DJW Symposium 2023: Smart Cities of the future

In the international conference room of the Japanese Parliament in Tokyo, the Japanese-German Business Association (DJW) once again held an exciting symposium, which Enobyte had the opportunity to attend. As at the symposium in Munich, this year's topic was the realisation of "Smart Cities" and general concepts of future coexistence. Of course, a central point was also the sustainability of such concepts and how a Smart City can contribute to a sustainable world through intelligent resource planning and usage.

After the opening by Chairman Gerhard Wiesheu and the welcoming remarks from Ms. Shikibu Oishi of the German Embassy in Tokyo, Mr. Yasutaka Goto from Mitsubishi Estate Co., Ltd. presented the development project Dai-Maru-Yu at Tokyo Station. This district, an amalgamation of Otemachi, Marunouchi and Yurakucho, is home to the headquarters of many international corporations, with tens of thousands of people working in close proximity. In recent years, Mitsubishi Estate and the Dai-Maru-Yu consortium have been developing the district into a model of a Japanese Smart City.
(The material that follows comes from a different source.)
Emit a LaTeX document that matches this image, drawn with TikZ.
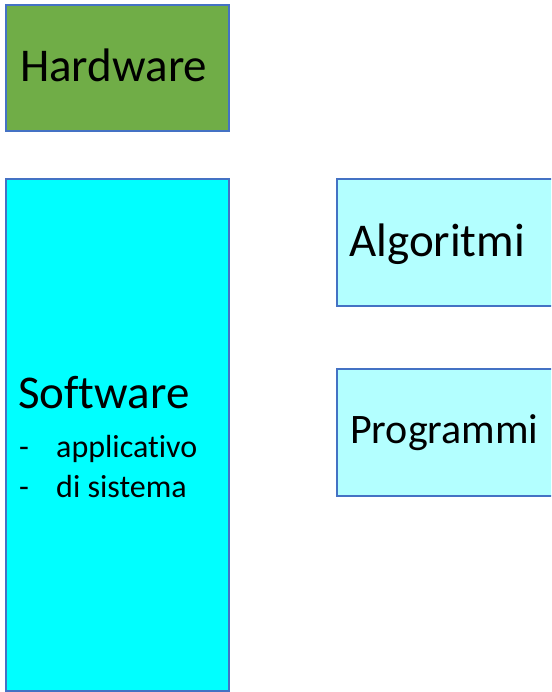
\documentclass[tikz,border=0pt]{standalone}
\usepackage{fontspec}
\setmainfont[Ligatures=NoCommon]{Carlito}
\definecolor{bordblue}{HTML}{4472C4}
\definecolor{hwgreen}{HTML}{70AD47}
\definecolor{swcyan}{HTML}{00FFFF}
\definecolor{lightcyan}{HTML}{B3FFFF}
\begin{document}
\begin{tikzpicture}[x=1pt,y=-1pt,
  boxstyle/.style={draw=bordblue,line width=1.3pt,inner sep=0pt},
  big/.style={font=\fontsize{47}{56}\selectfont,inner sep=0pt},
  small/.style={font=\fontsize{32}{38}\selectfont,inner sep=0pt}]
\useasboundingbox (0,0) rectangle (551,692);
\clip (0,0) rectangle (551,692);
\fill[white] (0,0) rectangle (551,692);
% boxes
\draw[boxstyle,fill=hwgreen] (6,5) rectangle (229,131);
\draw[boxstyle,fill=swcyan] (6,179) rectangle (229,691);
\draw[boxstyle,fill=lightcyan] (337,179) rectangle (600,306);
\draw[boxstyle,fill=lightcyan] (337,369) rectangle (600,496);
% texts
\node[big,anchor=base west] (hwt) at (20,82) {Hardware};
\node[big,anchor=base west] (swt) at (18,408) {Software};
\node[small,anchor=base west] (d1) at (19,457) {-};
\node[small,anchor=base west] (s1) at (56,457) {applicativo};
\node[small,anchor=base west] (d2) at (19,497) {-};
\node[small,anchor=base west] (s2) at (56,497) {di sistema};
\node[big,anchor=base west] (alg) at (349,256) {Algoritmi};
\node[font=\fontsize{42}{50}\selectfont,inner sep=0pt,anchor=base west] (prg) at (350,443) {Programmi};
\end{tikzpicture}
\end{document}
As a result, Dai-Maru-Yu has become the leading self-managed Smart City area in Japan. Apps allow residents and commuters to participate more effectively in communal life by informing them about events or enabling the planning of a cool route on hot summer days with real-time shade data. Additionally, the Smart City can analyze the usage patterns of the apps to improve future planning. The concept is based on a continuous update and redesign cycle, aiming to continually enhance life and community.

Following this presentation, top-class panelists engaged in a diverse discussion. It became evident that all panelists were convinced that many challenges faced by societies in Germany and Japan today can be solved with existing technologies. "Creating new solutions with simple means" was the guiding principle. Global cooperation and knowledge exchange were emphasized as key drivers for joint improvements.

For Prof. Dr. Christian Dimmer from Waseda University in Tokyo, it was also important that every smart city supports the diversity of society, becomes a meeting place for a wide variety of people and involves all citizens in its further development. In particular, it is advisable to first identify actual problems and then work on specific solutions for them, rather than using technology for technology's sake.

Prof. Masahiro Horiuchi (Tama Art University) advocated for a local approach in which individuals share their resources and abilities to foster community cooperation at the local level. Through Warm- and Cold-Sharing, citizens could, for example, gather in home cafés to save energy, support each other in projects, or even share the solar energy they produce. 

Prof. Dr. Jan-Dirk Schmöcker from Kyoto University discussed the future of transportation. While the car might not disappear anytime soon due to perceived autonomy, Micro-Mobility and Mobility-as-a-Service concepts play a central role in his vision of 15-minute-cities.

Mr. Goto was convinced that artificial intelligence (AI) will play a significant role in the future, particularly in the data analysis of various Smart City sensors and apps. He therefore advocated for stronger regulation of AI in order to establish clear guidelines for its deployment.

Particularly with regard to the failed Smart City project in Toronto, the discussion concluded that the buy-in of citizens and "users" of the Smart City should take precedence over the speed of development projects. Privacy concerns of the population must be taken seriously and considered in order to create and maintain a livable and popular Smart City.

Mr. Tetsuo Narukawa, Deputy Chairman of DJW, summarised the results before the event concluded with good sushi and engaging conversations.

We look forward to hearing inspiring presentations and discussions at the DJW Symposium again next year.